改訂新版 世界大百科事典 「輔仁親王」の意味・わかりやすい解説
輔仁親王 (すけひとしんのう)
生没年:1073-1119(延久5-元永2)
後三条天皇の第3皇子。母は源基子。父天皇は摂関家と外戚関係なく皇位に立ち,わずか4年で皇位を第1皇子貞仁親王(白河天皇)に譲ったが,引き続き院中に政務をみる先例を開き,摂関家の勢力を抑えようとした。このため天皇は,さらに皇位継承の順序を定め,第2皇子実仁親王を白河天皇の皇太弟に立て,ついで第3皇子輔仁親王の立太子,即位を目ざした。

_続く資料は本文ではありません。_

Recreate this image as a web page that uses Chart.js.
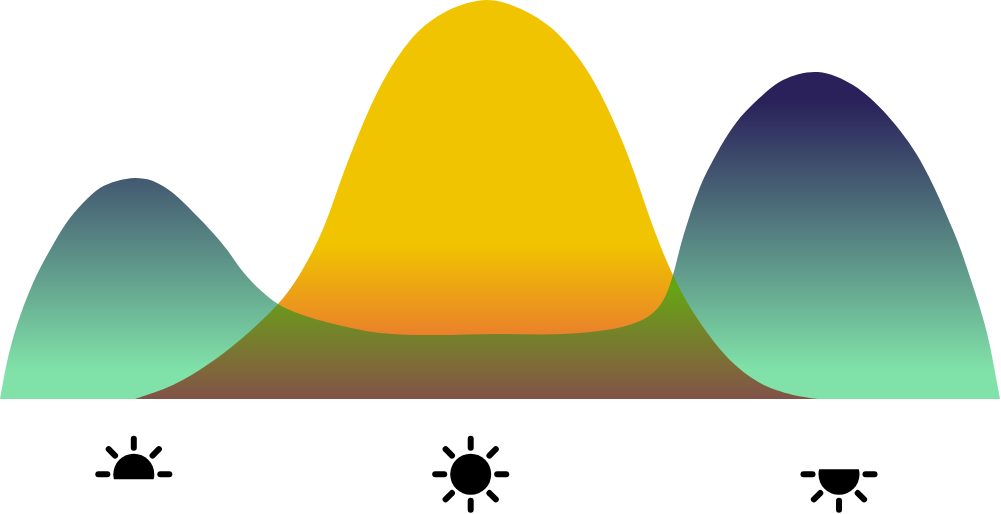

しかしまもなく後三条天皇が没し,ついで皇太弟実仁親王が没するや,白河天皇は皇統を直系の子孫に伝えようとし,弟の輔仁親王を退けて,1086年(応徳3)11月皇子善仁親王(堀河天皇)を皇太子と定め,即日譲位して,ついに輔仁親王は皇位への道を断たれた。その後1113年(永久1)10月源俊房の子醍醐寺僧仁寛が親王のために鳥羽天皇を害しようとした事件で閉門蟄居した。親王は学才にすぐれ,詩歌をよくし,笙にも巧みで,当代有数の文化人として風雅の道にその名を残し,47歳で没したとき,《中右記》の記者藤原宗忠をして,〈風月の遊び,已に天下に滅ぶ〉と嘆息させたほどである。